• _Your task_
Reproduce exactly, with no pictures, each line from the opening of the material down through the line containing "ax.set_facecolor(BG)".
╭──
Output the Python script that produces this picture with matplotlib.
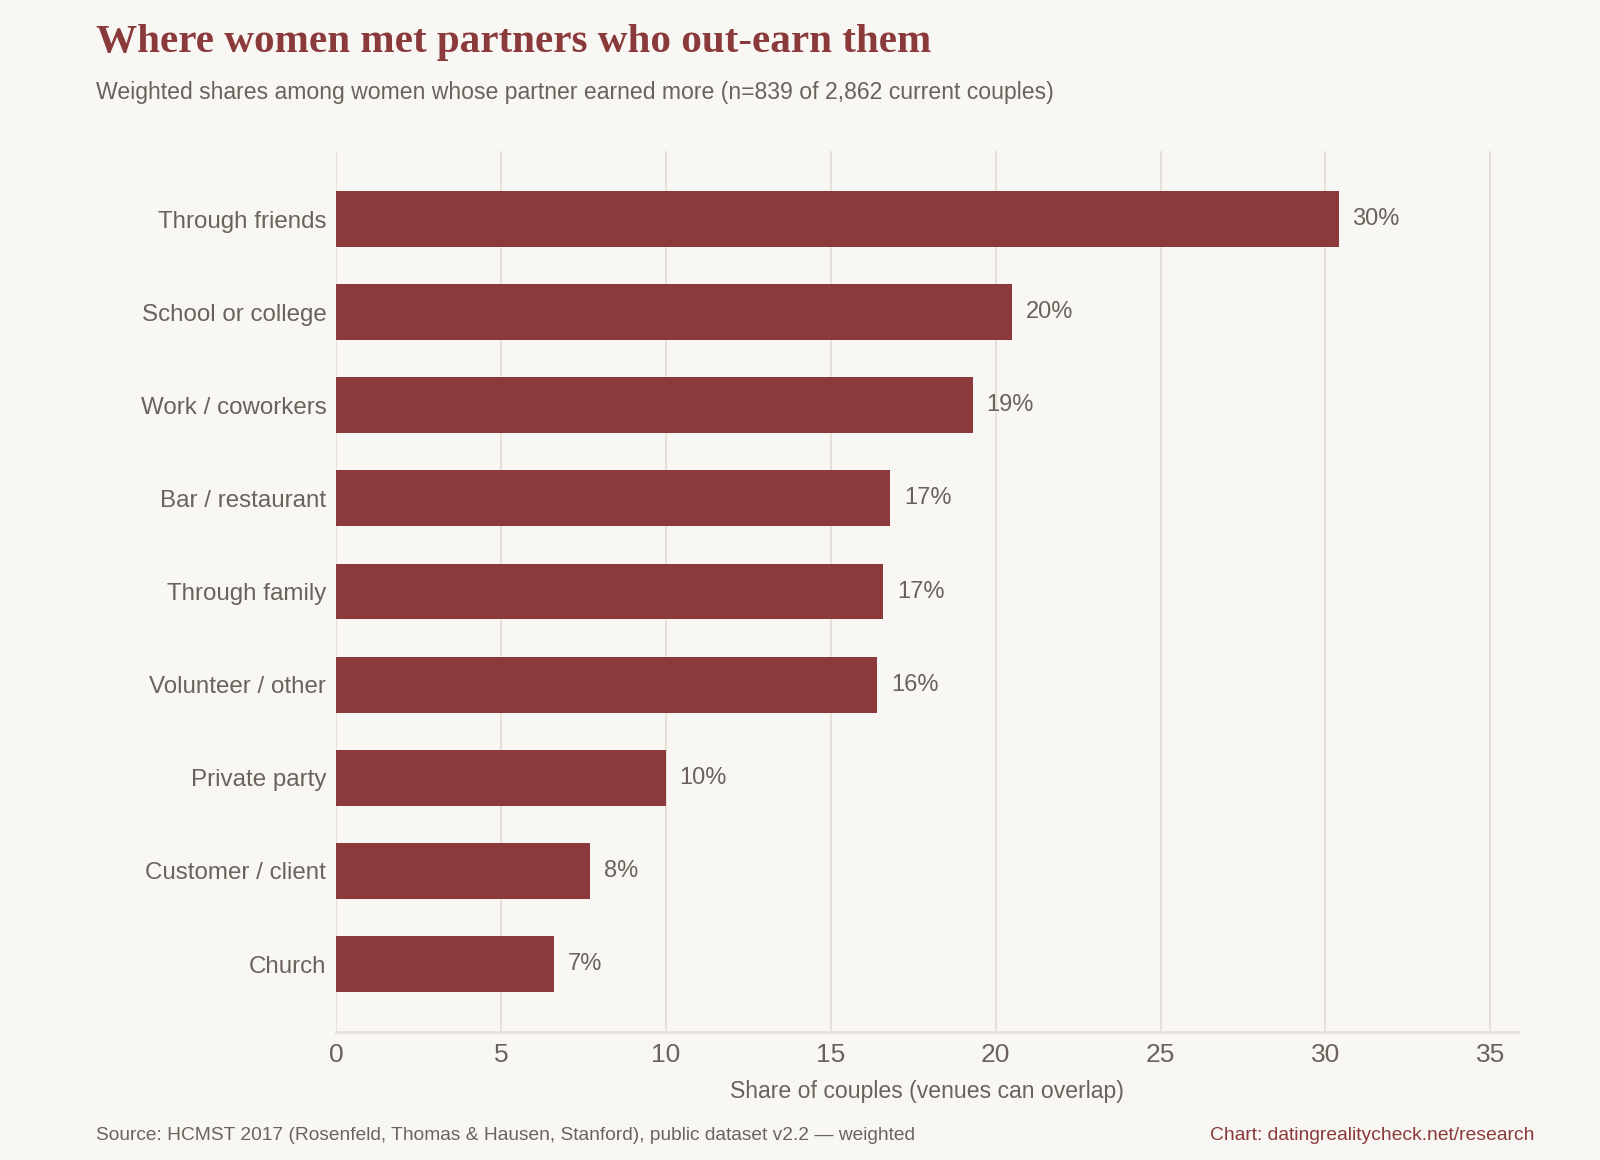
# chart render script
import matplotlib.pyplot as plt

# data
venues = ['Through friends', 'School or college', 'Work / coworkers', 'Bar / restaurant',
          'Through family', 'Volunteer / other', 'Private party', 'Customer / client', 'Church']
shares = [30.4, 20.5, 19.3, 16.8, 16.6, 16.4, 10.0, 7.7, 6.6]
xticks = [0, 5, 10, 15, 20, 25, 30, 35]

BG = '#f9f7f3'
RED = '#8b3a3c'
TXT = '#6b635b'
GRID = '#e6e1d8'

plt.rcParams['font.family'] = ['Liberation Sans', 'DejaVu Sans']

fig = plt.figure(figsize=(16, 11.6), dpi=100, facecolor=BG)
ax = fig.add_axes([0.21, 0.1103, 0.739, 0.7595])
ax.set_facecolor(BG)

# bars, top to bottom
ypos = list(range(len(venues)))[::-1]
ax.barh(ypos, shares, height=0.6, color=RED, zorder=3)
for y, v in zip(ypos, shares):
    ax.annotate(f'{v:.0f}%', (v, y), xytext=(10, 0), textcoords='offset points',
                va='center', ha='left', fontsize=17, color=TXT)

ax.set_yticks(ypos)
ax.set_yticklabels(venues, fontsize=17.4, color=TXT)
ax.set_xticks(xticks)
ax.set_xticklabels([str(t) for t in xticks], fontsize=19, color=TXT)
ax.set_xlim(0, 35.85)
ax.tick_params(axis='both', length=0)
ax.tick_params(axis='y', pad=7)
ax.tick_params(axis='x', pad=8)
ax.grid(axis='x', color=GRID, linewidth=1.5, zorder=0)
for s in ['top', 'right', 'left']:
    ax.spines[s].set_visible(False)
ax.spines['bottom'].set_color(GRID)
ax.spines['bottom'].set_linewidth(2)
ax.set_xlabel('Share of couples (venues can overlap)', fontsize=16.6, color=TXT, labelpad=9)

# header / footer
fig.text(0.06, 0.955, 'Where women met partners who out-earn them', fontsize=29.6,
         fontweight='bold', color=RED, family=['Liberation Serif', 'DejaVu Serif'])
fig.text(0.06, 0.9147, 'Weighted shares among women whose partner earned more (n=839 of 2,862 current couples)',
         fontsize=16.6, color=TXT)
fig.text(0.06, 0.017, 'Source: HCMST 2017 (Rosenfeld, Thomas & Hausen, Stanford), public dataset v2.2 \u2014 weighted',
         fontsize=13.8, color=TXT)
fig.text(0.959, 0.017, 'Chart: datingrealitycheck.net/research', fontsize=13.9, color=RED, ha='right')

fig.savefig('out.png', dpi=100, facecolor=BG)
╰──
• _Solution to this problem_
Output the Python script that produces this picture with matplotlib.
# chart render script
import matplotlib.pyplot as plt

# data
venues = ['Through friends', 'School or college', 'Work / coworkers', 'Bar / restaurant',
          'Through family', 'Volunteer / other', 'Private party', 'Customer / client', 'Church']
shares = [30.4, 20.5, 19.3, 16.8, 16.6, 16.4, 10.0, 7.7, 6.6]
xticks = [0, 5, 10, 15, 20, 25, 30, 35]

BG = '#f9f7f3'
RED = '#8b3a3c'
TXT = '#6b635b'
GRID = '#e6e1d8'

plt.rcParams['font.family'] = ['Liberation Sans', 'DejaVu Sans']

fig = plt.figure(figsize=(16, 11.6), dpi=100, facecolor=BG)
ax = fig.add_axes([0.21, 0.1103, 0.739, 0.7595])
ax.set_facecolor(BG)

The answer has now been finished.